*Provided data*:
╭──

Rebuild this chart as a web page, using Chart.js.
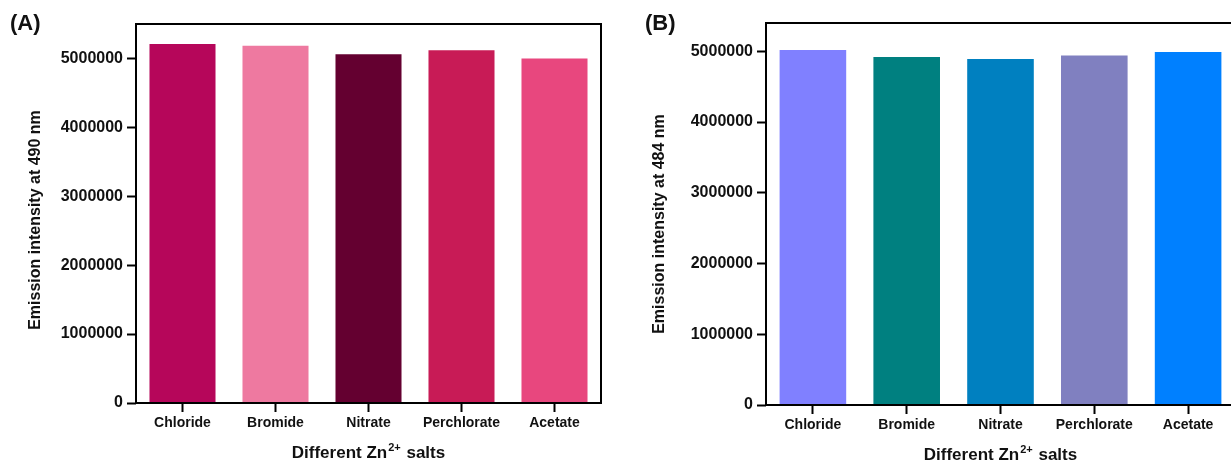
<!DOCTYPE html>
<html>
<head>
<meta charset="utf-8">
<script src="https://cdn.jsdelivr.net/npm/chart.js@4.4.1/dist/chart.umd.min.js"></script>
<style>
  html, body { margin: 0; padding: 0; background: #fff; width: 1231px; height: 463px; overflow: hidden; position: relative; }
  canvas { position: absolute; top: 0; }
  #chartA { left: 0; }
  #chartB { left: 620px; }
</style>
</head>
<body>
<canvas id="chartA" width="615" height="463"></canvas>
<canvas id="chartB" width="630" height="463"></canvas>
<script>
// Zn2+ salt series and the emission intensity measured for each
const salts = ['Chloride', 'Bromide', 'Nitrate', 'Perchlorate', 'Acetate'];
const emission490 = [5210000, 5185000, 5060000, 5120000, 5000000];
const emission484 = [5020000, 4920000, 4890000, 4940000, 4990000];
const colors490 = ['#B6065A', '#EE79A0', '#640030', '#C81B56', '#E8477E'];
const colors484 = ['#8080FF', '#008080', '#0080C0', '#8080C0', '#0080FF'];
const yTickValues = [0, 1000000, 2000000, 3000000, 4000000, 5000000];
const yMaxA = 5500000;
const yMaxB = 5400000;

const FAMILY = '"Liberation Sans", Arial, Helvetica, sans-serif';
const INK = '#111';

// Draws the closed frame, panel tag and both axis titles (x title carries a superscript)
const framePlugin = {
  id: 'frame',
  afterDraw(chart, args, o) {
    const { ctx, chartArea: a } = chart;
    ctx.save();
    ctx.strokeStyle = '#000';
    ctx.lineWidth = 2;
    ctx.strokeRect(a.left, a.top, a.right - a.left, a.bottom - a.top);

    ctx.fillStyle = INK;
    ctx.textAlign = 'left';
    ctx.textBaseline = 'middle';
    ctx.font = 'bold 22px ' + FAMILY;
    ctx.fillText(o.tag, o.tagX, 24);

    const big = 'bold 17px ' + FAMILY;
    const small = 'bold 11px ' + FAMILY;
    ctx.font = big;
    const w1 = ctx.measureText(o.xPre).width;
    const w3 = ctx.measureText(o.xPost).width;
    ctx.font = small;
    const w2 = ctx.measureText(o.xSup).width + 2;
    let x = (a.left + a.right) / 2 - (w1 + w2 + w3) / 2;
    ctx.textBaseline = 'alphabetic';
    ctx.font = big;
    ctx.fillText(o.xPre, x, o.xTitleY);
    x += w1;
    ctx.font = small;
    ctx.fillText(o.xSup, x + 1, o.xTitleY - 7);
    x += w2;
    ctx.font = big;
    ctx.fillText(o.xPost, x, o.xTitleY);

    ctx.translate(o.yTitleX, o.yTitleY);
    ctx.rotate(-Math.PI / 2);
    ctx.textAlign = 'center';
    ctx.textBaseline = 'middle';
    ctx.font = 'bold 16px ' + FAMILY;
    ctx.fillText(o.yTitle, 0, 0);
    ctx.restore();
  }
};

function tickGrid() {
  return {
    offset: false,
    drawOnChartArea: false,
    drawTicks: true,
    tickLength: 9,
    tickWidth: 2,
    tickColor: '#000',
    color: '#000'
  };
}

function makeChart(id, values, colors, yMax, dims, decor) {
  return new Chart(document.getElementById(id), {
    type: 'bar',
    data: {
      labels: salts,
      datasets: [{
        data: values,
        backgroundColor: colors,
        borderWidth: 0,
        barPercentage: 0.71,
        categoryPercentage: 1
      }]
    },
    options: {
      responsive: false,
      devicePixelRatio: 1,
      animation: false,
      layout: { padding: { left: 0, top: dims.top, right: dims.right, bottom: 0 } },
      plugins: {
        legend: { display: false },
        tooltip: { enabled: false },
        frame: decor
      },
      scales: {
        x: {
          grid: tickGrid(),
          border: { display: false },
          ticks: {
            color: INK,
            font: { family: FAMILY, size: 14, weight: 'bold' },
            padding: 3,
            maxRotation: 0,
            autoSkip: false
          },
          afterFit(s) { s.height = dims.xH; }
        },
        y: {
          min: 0,
          max: yMax,
          grid: tickGrid(),
          border: { display: false },
          ticks: {
            color: INK,
            font: { family: FAMILY, size: 16, weight: 'bold' },
            padding: 4,
            callback: v => String(v)
          },
          afterBuildTicks(s) { s.ticks = yTickValues.map(v => ({ value: v })); },
          afterFit(s) { s.width = dims.yW; }
        }
      }
    },
    plugins: [framePlugin]
  });
}

makeChart('chartA', emission490, colors490, yMaxA,
  { top: 24, right: 14, xH: 60, yW: 136 },
  { tag: '(A)', tagX: 10, xPre: 'Different Zn', xSup: '2+', xPost: ' salts', xTitleY: 458,
    yTitle: 'Emission intensity at 490 nm', yTitleX: 36, yTitleY: 220 });

makeChart('chartB', emission484, colors484, yMaxB,
  { top: 23, right: 15, xH: 58, yW: 146 },
  { tag: '(B)', tagX: 25, xPre: 'Different Zn', xSup: '2+', xPost: ' salts', xTitleY: 460,
    yTitle: 'Emission intensity at 484 nm', yTitleX: 40, yTitleY: 224 });
</script>
</body>
</html>
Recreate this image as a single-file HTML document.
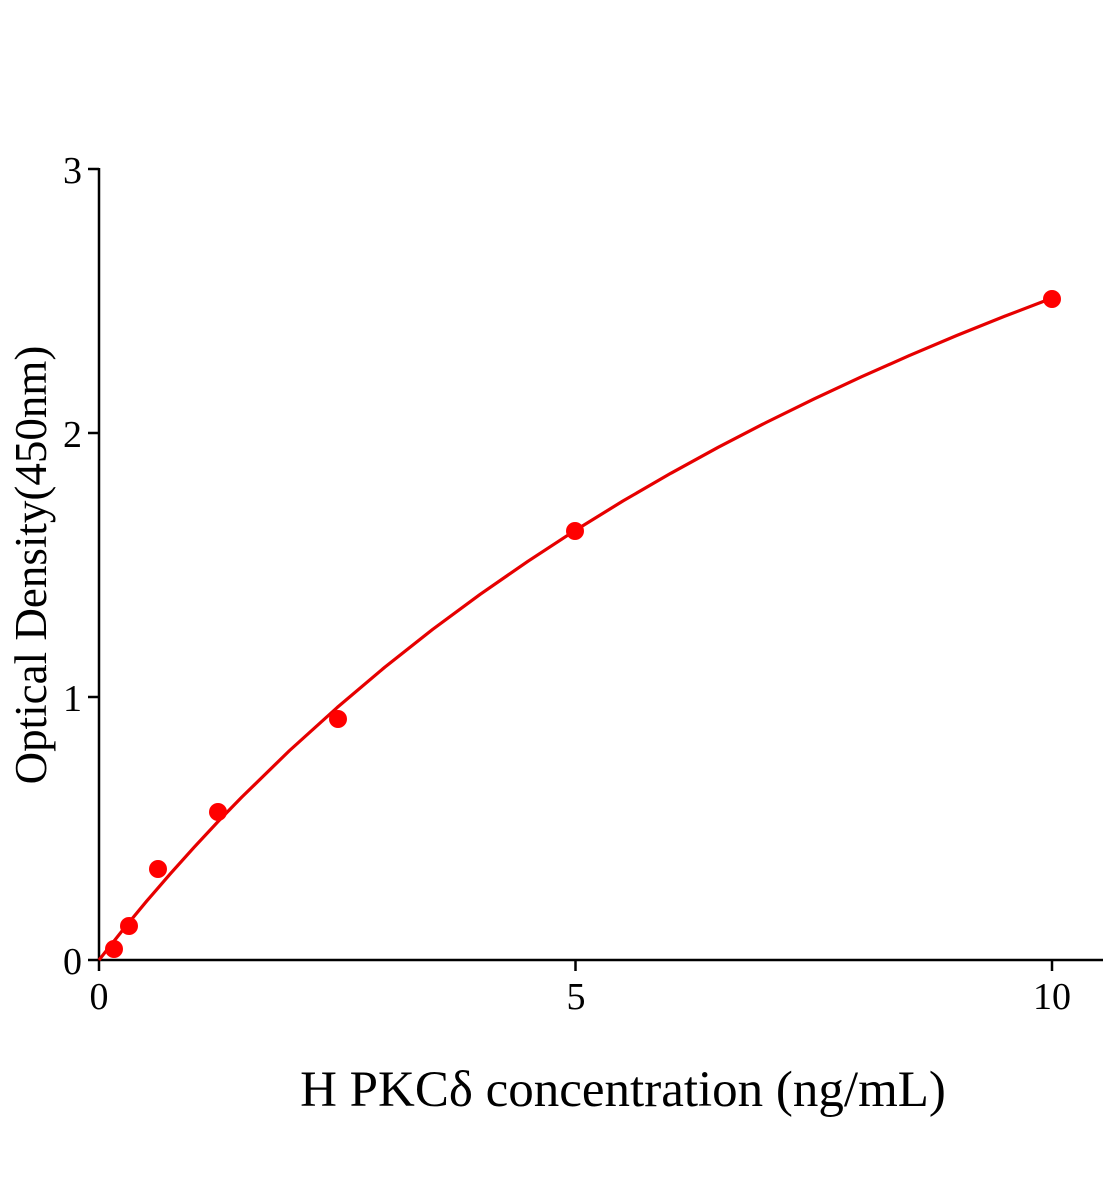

╰──

*Problem statement*: Exactly reproduce each record, leaving out any pictures.

*Exercise output*:
Rebuild this chart as a web page, using Chart.js.
<!DOCTYPE html>
<html>
<head>
<meta charset="utf-8">
<script src="https://cdn.jsdelivr.net/npm/chart.js@4.4.1/dist/chart.umd.min.js"></script>
<style>
  html, body { margin: 0; padding: 0; background: #fff; width: 1231px; height: 463px; overflow: hidden; position: relative; }
  canvas { position: absolute; top: 0; }
  #chartA { left: 0; }
  #chartB { left: 620px; }
</style>
</head>
<body>
<canvas id="chartA" width="615" height="463"></canvas>
<canvas id="chartB" width="630" height="463"></canvas>
<script>
// Zn2+ salt series and the emission intensity measured for each
const salts = ['Chloride', 'Bromide', 'Nitrate', 'Perchlorate', 'Acetate'];
const emission490 = [5210000, 5185000, 5060000, 5120000, 5000000];
const emission484 = [5020000, 4920000, 4890000, 4940000, 4990000];
const colors490 = ['#B6065A', '#EE79A0', '#640030', '#C81B56', '#E8477E'];
const colors484 = ['#8080FF', '#008080', '#0080C0', '#8080C0', '#0080FF'];
const yTickValues = [0, 1000000, 2000000, 3000000, 4000000, 5000000];
const yMaxA = 5500000;
const yMaxB = 5400000;

const FAMILY = '"Liberation Sans", Arial, Helvetica, sans-serif';
const INK = '#111';

// Draws the closed frame, panel tag and both axis titles (x title carries a superscript)
const framePlugin = {
  id: 'frame',
  afterDraw(chart, args, o) {
    const { ctx, chartArea: a } = chart;
    ctx.save();
    ctx.strokeStyle = '#000';
    ctx.lineWidth = 2;
    ctx.strokeRect(a.left, a.top, a.right - a.left, a.bottom - a.top);

    ctx.fillStyle = INK;
    ctx.textAlign = 'left';
    ctx.textBaseline = 'middle';
    ctx.font = 'bold 22px ' + FAMILY;
    ctx.fillText(o.tag, o.tagX, 24);

    const big = 'bold 17px ' + FAMILY;
    const small = 'bold 11px ' + FAMILY;
    ctx.font = big;
    const w1 = ctx.measureText(o.xPre).width;
    const w3 = ctx.measureText(o.xPost).width;
    ctx.font = small;
    const w2 = ctx.measureText(o.xSup).width + 2;
    let x = (a.left + a.right) / 2 - (w1 + w2 + w3) / 2;
    ctx.textBaseline = 'alphabetic';
    ctx.font = big;
    ctx.fillText(o.xPre, x, o.xTitleY);
    x += w1;
    ctx.font = small;
    ctx.fillText(o.xSup, x + 1, o.xTitleY - 7);
    x += w2;
    ctx.font = big;
    ctx.fillText(o.xPost, x, o.xTitleY);

    ctx.translate(o.yTitleX, o.yTitleY);
    ctx.rotate(-Math.PI / 2);
    ctx.textAlign = 'center';
    ctx.textBaseline = 'middle';
    ctx.font = 'bold 16px ' + FAMILY;
    ctx.fillText(o.yTitle, 0, 0);
    ctx.restore();
  }
};

function tickGrid() {
  return {
    offset: false,
    drawOnChartArea: false,
    drawTicks: true,
    tickLength: 9,
    tickWidth: 2,
    tickColor: '#000',
    color: '#000'
  };
}

function makeChart(id, values, colors, yMax, dims, decor) {
  return new Chart(document.getElementById(id), {
    type: 'bar',
    data: {
      labels: salts,
      datasets: [{
        data: values,
        backgroundColor: colors,
        borderWidth: 0,
        barPercentage: 0.71,
        categoryPercentage: 1
      }]
    },
    options: {
      responsive: false,
      devicePixelRatio: 1,
      animation: false,
      layout: { padding: { left: 0, top: dims.top, right: dims.right, bottom: 0 } },
      plugins: {
        legend: { display: false },
        tooltip: { enabled: false },
        frame: decor
      },
      scales: {
        x: {
          grid: tickGrid(),
          border: { display: false },
          ticks: {
            color: INK,
            font: { family: FAMILY, size: 14, weight: 'bold' },
            padding: 3,
            maxRotation: 0,
            autoSkip: false
          },
          afterFit(s) { s.height = dims.xH; }
        },
        y: {
          min: 0,
          max: yMax,
          grid: tickGrid(),
          border: { display: false },
          ticks: {
            color: INK,
            font: { family: FAMILY, size: 16, weight: 'bold' },
            padding: 4,
            callback: v => String(v)
          },
          afterBuildTicks(s) { s.ticks = yTickValues.map(v => ({ value: v })); },
          afterFit(s) { s.width = dims.yW; }
        }
      }
    },
    plugins: [framePlugin]
  });
}

makeChart('chartA', emission490, colors490, yMaxA,
  { top: 24, right: 14, xH: 60, yW: 136 },
  { tag: '(A)', tagX: 10, xPre: 'Different Zn', xSup: '2+', xPost: ' salts', xTitleY: 458,
    yTitle: 'Emission intensity at 490 nm', yTitleX: 36, yTitleY: 220 });

makeChart('chartB', emission484, colors484, yMaxB,
  { top: 23, right: 15, xH: 58, yW: 146 },
  { tag: '(B)', tagX: 25, xPre: 'Different Zn', xSup: '2+', xPost: ' salts', xTitleY: 460,
    yTitle: 'Emission intensity at 484 nm', yTitleX: 40, yTitleY: 224 });
</script>
</body>
</html>
Recreate this image as a single-file HTML document.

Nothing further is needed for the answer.